▸ **Code that draws figures**:

'''

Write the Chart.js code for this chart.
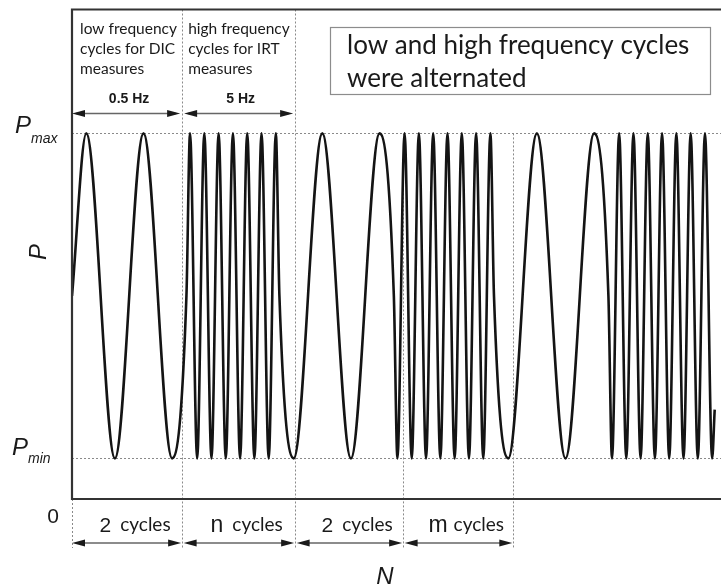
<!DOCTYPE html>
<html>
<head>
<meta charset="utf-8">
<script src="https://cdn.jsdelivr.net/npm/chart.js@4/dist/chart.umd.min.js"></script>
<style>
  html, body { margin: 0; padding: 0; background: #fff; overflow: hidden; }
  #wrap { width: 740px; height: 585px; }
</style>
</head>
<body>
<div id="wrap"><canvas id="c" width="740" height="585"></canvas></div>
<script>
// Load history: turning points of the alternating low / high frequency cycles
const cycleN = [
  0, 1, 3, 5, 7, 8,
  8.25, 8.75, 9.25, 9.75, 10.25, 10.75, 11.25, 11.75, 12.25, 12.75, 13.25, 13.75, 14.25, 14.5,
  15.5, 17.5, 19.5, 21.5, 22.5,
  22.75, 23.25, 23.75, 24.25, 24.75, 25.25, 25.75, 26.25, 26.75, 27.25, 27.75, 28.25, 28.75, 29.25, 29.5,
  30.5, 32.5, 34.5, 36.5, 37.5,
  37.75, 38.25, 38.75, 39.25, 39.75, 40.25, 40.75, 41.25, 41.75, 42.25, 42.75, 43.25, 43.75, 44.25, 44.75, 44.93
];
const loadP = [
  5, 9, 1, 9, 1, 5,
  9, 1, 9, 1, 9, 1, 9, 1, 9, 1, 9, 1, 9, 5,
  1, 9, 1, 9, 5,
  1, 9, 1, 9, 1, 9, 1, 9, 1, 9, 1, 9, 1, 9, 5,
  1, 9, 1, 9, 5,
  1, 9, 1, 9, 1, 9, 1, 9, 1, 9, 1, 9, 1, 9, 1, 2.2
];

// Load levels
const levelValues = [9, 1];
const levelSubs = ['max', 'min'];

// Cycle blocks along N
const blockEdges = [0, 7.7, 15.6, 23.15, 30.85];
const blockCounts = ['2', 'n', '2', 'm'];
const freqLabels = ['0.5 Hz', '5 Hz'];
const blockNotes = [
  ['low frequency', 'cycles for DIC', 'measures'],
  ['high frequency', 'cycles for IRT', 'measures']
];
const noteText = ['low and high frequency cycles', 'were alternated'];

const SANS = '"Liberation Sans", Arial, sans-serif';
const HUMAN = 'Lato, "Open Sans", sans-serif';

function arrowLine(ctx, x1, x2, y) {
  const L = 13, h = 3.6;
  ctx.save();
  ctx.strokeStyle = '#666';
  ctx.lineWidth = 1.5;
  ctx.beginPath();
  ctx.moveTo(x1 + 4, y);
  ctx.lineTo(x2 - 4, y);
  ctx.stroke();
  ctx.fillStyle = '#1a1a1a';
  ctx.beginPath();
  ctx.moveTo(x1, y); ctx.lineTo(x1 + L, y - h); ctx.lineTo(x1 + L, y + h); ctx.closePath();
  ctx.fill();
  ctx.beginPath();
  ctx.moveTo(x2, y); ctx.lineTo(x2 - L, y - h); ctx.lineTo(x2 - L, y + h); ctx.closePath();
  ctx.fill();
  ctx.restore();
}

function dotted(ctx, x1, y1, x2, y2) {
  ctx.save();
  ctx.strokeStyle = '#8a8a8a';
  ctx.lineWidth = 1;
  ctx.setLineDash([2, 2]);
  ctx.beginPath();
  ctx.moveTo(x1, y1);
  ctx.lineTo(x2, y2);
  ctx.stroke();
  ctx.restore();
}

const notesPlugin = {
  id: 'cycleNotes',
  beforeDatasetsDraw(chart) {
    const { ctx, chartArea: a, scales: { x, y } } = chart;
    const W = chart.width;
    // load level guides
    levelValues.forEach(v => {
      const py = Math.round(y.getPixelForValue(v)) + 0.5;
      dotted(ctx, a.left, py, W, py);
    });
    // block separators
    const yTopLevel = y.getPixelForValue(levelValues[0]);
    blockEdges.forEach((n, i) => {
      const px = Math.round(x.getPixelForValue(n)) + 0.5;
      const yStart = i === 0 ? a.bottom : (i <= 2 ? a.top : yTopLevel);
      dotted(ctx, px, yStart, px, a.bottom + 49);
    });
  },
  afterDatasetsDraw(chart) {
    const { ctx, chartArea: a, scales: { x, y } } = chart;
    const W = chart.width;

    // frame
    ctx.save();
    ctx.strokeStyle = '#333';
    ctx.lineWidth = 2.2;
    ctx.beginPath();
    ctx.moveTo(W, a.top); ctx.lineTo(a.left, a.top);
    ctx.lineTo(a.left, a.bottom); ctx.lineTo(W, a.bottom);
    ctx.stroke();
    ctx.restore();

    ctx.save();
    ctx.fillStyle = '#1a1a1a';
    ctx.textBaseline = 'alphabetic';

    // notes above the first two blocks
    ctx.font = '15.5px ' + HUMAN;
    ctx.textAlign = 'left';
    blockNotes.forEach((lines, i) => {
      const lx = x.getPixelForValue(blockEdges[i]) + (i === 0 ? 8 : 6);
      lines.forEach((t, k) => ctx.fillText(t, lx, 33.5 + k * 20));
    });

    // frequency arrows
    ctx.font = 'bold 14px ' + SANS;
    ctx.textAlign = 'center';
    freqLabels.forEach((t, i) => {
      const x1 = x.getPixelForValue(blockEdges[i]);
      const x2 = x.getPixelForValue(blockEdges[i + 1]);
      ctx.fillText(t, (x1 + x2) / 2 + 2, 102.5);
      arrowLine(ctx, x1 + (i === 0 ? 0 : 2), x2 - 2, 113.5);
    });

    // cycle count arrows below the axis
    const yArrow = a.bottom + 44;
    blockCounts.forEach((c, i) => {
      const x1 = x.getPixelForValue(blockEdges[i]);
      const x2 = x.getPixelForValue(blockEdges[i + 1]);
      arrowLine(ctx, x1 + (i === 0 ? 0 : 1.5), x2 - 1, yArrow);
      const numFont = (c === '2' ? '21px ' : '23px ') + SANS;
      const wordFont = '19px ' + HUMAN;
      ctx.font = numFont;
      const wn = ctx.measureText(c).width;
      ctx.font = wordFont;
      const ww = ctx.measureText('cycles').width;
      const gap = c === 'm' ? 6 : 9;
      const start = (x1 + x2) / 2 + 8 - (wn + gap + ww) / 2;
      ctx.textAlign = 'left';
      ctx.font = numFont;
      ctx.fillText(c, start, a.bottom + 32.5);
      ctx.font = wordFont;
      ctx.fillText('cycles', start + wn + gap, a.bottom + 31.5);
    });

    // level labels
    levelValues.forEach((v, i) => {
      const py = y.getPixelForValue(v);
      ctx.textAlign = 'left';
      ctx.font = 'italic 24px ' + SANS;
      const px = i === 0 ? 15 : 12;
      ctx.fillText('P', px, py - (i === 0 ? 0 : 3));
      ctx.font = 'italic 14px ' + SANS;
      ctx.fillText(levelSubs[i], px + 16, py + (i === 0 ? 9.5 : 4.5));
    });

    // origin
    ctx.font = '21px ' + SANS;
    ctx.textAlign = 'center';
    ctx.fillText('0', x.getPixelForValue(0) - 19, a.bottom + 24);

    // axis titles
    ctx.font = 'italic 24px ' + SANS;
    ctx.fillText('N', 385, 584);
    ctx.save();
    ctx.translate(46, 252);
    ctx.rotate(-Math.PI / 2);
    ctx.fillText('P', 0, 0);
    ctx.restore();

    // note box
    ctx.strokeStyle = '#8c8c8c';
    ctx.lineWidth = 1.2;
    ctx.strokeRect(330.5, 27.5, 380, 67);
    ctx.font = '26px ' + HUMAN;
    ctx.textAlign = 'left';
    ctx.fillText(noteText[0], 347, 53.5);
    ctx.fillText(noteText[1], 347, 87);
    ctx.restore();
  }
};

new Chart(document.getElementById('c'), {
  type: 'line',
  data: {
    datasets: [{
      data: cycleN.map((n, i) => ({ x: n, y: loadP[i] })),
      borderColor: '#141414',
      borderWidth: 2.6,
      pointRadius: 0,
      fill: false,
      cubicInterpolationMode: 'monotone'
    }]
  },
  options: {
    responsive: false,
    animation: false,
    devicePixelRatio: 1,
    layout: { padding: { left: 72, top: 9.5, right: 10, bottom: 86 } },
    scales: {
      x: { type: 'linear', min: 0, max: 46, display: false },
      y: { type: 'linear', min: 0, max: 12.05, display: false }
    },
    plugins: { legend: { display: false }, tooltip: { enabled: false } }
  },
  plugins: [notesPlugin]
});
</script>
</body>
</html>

'''
'''

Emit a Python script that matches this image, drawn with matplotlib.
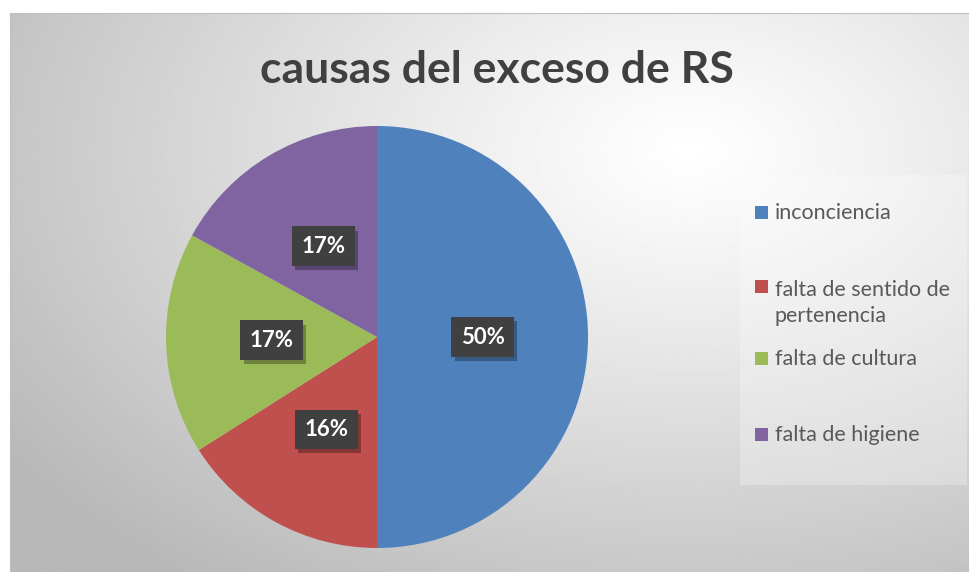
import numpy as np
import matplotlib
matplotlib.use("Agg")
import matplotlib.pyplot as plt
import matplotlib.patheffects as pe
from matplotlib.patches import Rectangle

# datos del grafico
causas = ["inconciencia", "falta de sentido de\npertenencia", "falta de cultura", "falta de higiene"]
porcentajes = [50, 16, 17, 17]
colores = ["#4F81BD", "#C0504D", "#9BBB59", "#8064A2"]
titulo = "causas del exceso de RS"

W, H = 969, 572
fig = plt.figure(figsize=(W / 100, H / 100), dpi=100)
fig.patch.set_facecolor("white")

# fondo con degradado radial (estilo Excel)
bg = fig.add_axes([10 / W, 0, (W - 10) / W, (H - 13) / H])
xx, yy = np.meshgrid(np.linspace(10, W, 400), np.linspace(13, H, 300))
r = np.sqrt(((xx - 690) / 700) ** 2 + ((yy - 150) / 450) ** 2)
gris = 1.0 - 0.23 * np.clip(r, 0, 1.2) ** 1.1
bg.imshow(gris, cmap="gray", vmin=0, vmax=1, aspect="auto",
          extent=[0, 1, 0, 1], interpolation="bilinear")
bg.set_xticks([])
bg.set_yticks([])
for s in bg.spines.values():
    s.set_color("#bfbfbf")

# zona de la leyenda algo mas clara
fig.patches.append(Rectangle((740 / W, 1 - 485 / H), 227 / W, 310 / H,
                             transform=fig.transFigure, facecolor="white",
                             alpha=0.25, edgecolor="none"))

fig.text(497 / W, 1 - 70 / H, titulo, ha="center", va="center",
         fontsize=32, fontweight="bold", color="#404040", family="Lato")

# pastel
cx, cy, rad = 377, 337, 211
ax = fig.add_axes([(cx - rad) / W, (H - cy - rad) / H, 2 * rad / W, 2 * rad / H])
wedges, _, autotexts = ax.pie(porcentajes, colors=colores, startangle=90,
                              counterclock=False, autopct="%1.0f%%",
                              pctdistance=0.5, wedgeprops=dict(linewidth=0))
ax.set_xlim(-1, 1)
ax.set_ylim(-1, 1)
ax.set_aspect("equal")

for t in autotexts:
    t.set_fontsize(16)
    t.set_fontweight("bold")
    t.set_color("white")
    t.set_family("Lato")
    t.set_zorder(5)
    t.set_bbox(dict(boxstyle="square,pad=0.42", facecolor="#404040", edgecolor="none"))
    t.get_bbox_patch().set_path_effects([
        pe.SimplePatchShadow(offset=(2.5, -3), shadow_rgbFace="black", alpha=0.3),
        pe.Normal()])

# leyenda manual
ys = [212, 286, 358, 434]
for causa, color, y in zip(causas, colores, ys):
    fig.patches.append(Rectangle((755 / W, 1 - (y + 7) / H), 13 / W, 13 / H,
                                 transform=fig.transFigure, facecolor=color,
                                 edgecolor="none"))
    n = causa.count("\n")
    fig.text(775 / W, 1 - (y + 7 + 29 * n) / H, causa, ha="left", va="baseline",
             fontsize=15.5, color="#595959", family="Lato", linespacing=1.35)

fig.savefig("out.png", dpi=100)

'''

▸ **WRITTEN INSTRUCTION**:
All lines above starting at the one with "Write the Chart.js code for this chart." and ending at the one with "const noteText = ['low", inclusive, are to be printed again exactly, with the pictures left out.

▸ **COMPLETE RESPONSE**:
Write the Chart.js code for this chart.
<!DOCTYPE html>
<html>
<head>
<meta charset="utf-8">
<script src="https://cdn.jsdelivr.net/npm/chart.js@4/dist/chart.umd.min.js"></script>
<style>
  html, body { margin: 0; padding: 0; background: #fff; overflow: hidden; }
  #wrap { width: 740px; height: 585px; }
</style>
</head>
<body>
<div id="wrap"><canvas id="c" width="740" height="585"></canvas></div>
<script>
// Load history: turning points of the alternating low / high frequency cycles
const cycleN = [
  0, 1, 3, 5, 7, 8,
  8.25, 8.75, 9.25, 9.75, 10.25, 10.75, 11.25, 11.75, 12.25, 12.75, 13.25, 13.75, 14.25, 14.5,
  15.5, 17.5, 19.5, 21.5, 22.5,
  22.75, 23.25, 23.75, 24.25, 24.75, 25.25, 25.75, 26.25, 26.75, 27.25, 27.75, 28.25, 28.75, 29.25, 29.5,
  30.5, 32.5, 34.5, 36.5, 37.5,
  37.75, 38.25, 38.75, 39.25, 39.75, 40.25, 40.75, 41.25, 41.75, 42.25, 42.75, 43.25, 43.75, 44.25, 44.75, 44.93
];
const loadP = [
  5, 9, 1, 9, 1, 5,
  9, 1, 9, 1, 9, 1, 9, 1, 9, 1, 9, 1, 9, 5,
  1, 9, 1, 9, 5,
  1, 9, 1, 9, 1, 9, 1, 9, 1, 9, 1, 9, 1, 9, 5,
  1, 9, 1, 9, 5,
  1, 9, 1, 9, 1, 9, 1, 9, 1, 9, 1, 9, 1, 9, 1, 2.2
];

// Load levels
const levelValues = [9, 1];
const levelSubs = ['max', 'min'];

// Cycle blocks along N
const blockEdges = [0, 7.7, 15.6, 23.15, 30.85];
const blockCounts = ['2', 'n', '2', 'm'];
const freqLabels = ['0.5 Hz', '5 Hz'];
const blockNotes = [
  ['low frequency', 'cycles for DIC', 'measures'],
  ['high frequency', 'cycles for IRT', 'measures']
];
const noteText = ['low and high frequency cycles', 'were alternated'];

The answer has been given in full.